Georgia's call for South African farmers
To revive its agricultural industry, the Georgian government is inviting groups of white South African farmers to settle and farm there - but not everyone thinks it is such a good idea, reports the BBC's Caucasus correspondent Damien McGuinness.
Dressed in shorts, snow is clearly a new experience for these South African farmers.
But this trip to Georgia is about more than seeing a different climate. Johan Swart has come with his wife and his parents to see if the former Soviet republic could one day become his new home.
He says the policies of the South African government are making it increasingly difficult to stay in the country where he was born.
"The government can come to you, and tell you, this is what we are willing to pay for your farm and you have to sell," he explained. "If the government doesn't recognise the value you put on the farm, wants to pay you maybe a half of that, and you have to sell, what security do you have?"
At the end of apartheid in South Africa the majority of the land was owned by the white community, who made up less than 10% of the population.

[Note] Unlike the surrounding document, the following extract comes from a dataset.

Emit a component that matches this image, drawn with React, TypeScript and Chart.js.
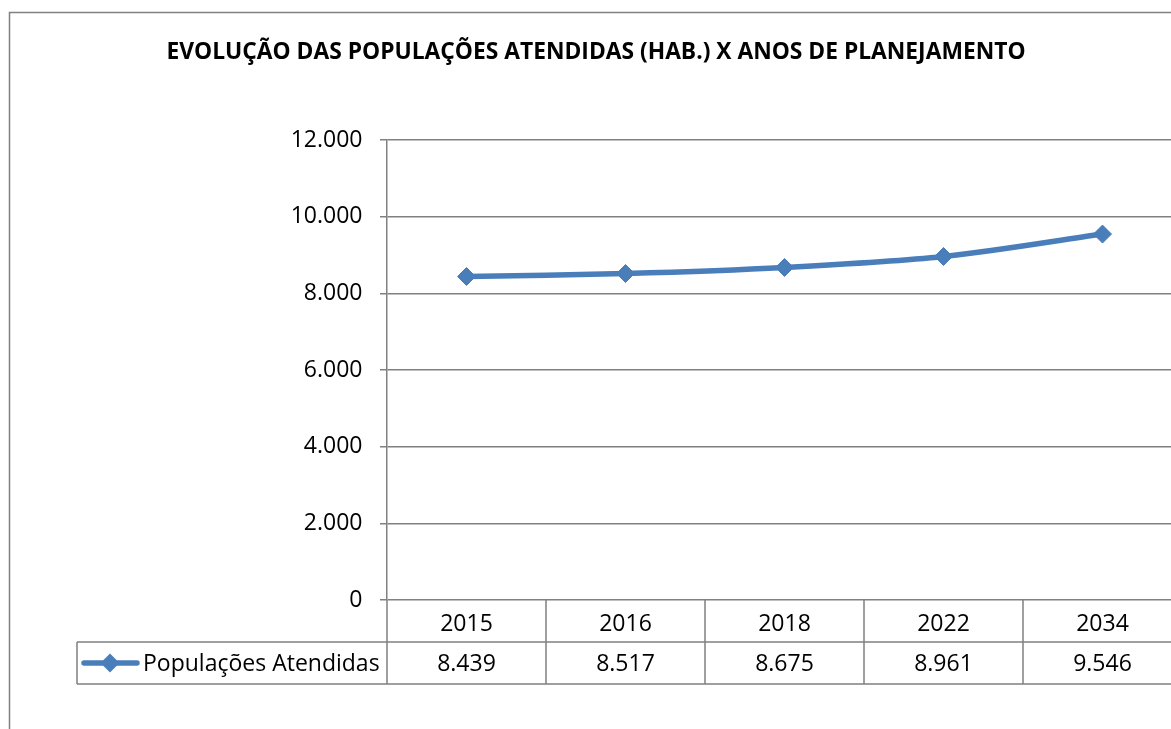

Now, with land reforms under way, some farmers are looking for opportunities elsewhere.
So far, 90 white South African farmers have visited Georgia to look at land for sale.
In the former Soviet Union, Georgian farms were mostly state-run, so many Georgian farmers lost their traditional skills.
According to government spokesman Nikoloz Avaliani, these South African farmers will help to turn things round.
"South African farmers are some of the best farmers in the world. They have good experience and we would like to see such farms in Georgia. There is a lot of potential here."
The Georgian government is giving them a great deal of support, such as advice about where to buy and how to settle in Georgia. And, depending how much foreign investment and jobs the farmers bring with them, they may be able to buy state-owned land cheaply.
But Georgian farmers say they are not getting any help from their own government.
As he herds his four cows alongside a small stream, Vakhtang Menagharishvili says the government doesn't seem interested in helping people like him.
"It doesn't seem very fair," he said. "They should help Georgian farmers first. Then help foreign farmers."
Poor infrastructure makes it hard to get produce to market, and loans are expensive. So Georgian farmers struggle to make a decent living. Most earn less than $150 (£93) a month.
Mariam Jorjadze, from the agricultural organisation Elkana, says the main problem is that Georgian farmers need advice about how to run their farms more efficiently. The government, she says, is not providing that.
Small numbers of foreign farmers can be beneficial by bringing in investment, she believes. But a large influx would create tensions with local farmers.
"If it becomes policy to sell land to big investors, and if we then see a situation of land-grabbing, then it will be a big problem for our farmers because land is limited."
But Mr Avaliani disputes this, saying that many Georgian farmers are looking forward to working together with the South Africans.
"They want to set up joint ventures with South African farmers because they think they could raise the profitability and productivity of their farms," he said. "They are more than delighted to have South African farmers and South African expertise on their farms."
By the end of the tour it is clear that Georgia has made a positive impression on Johan and his family.
"This farm where we are right now is probably the best proposition we've seen so far," he says. "We're excited and there are a lot of possibilities here. It's something that can be considered seriously. But we're still going to have to see more of the farm before we can make a final decision."
If Johan and his wife do end up moving here, it certainly would be a fresh start for them - and perhaps for Georgian farming too.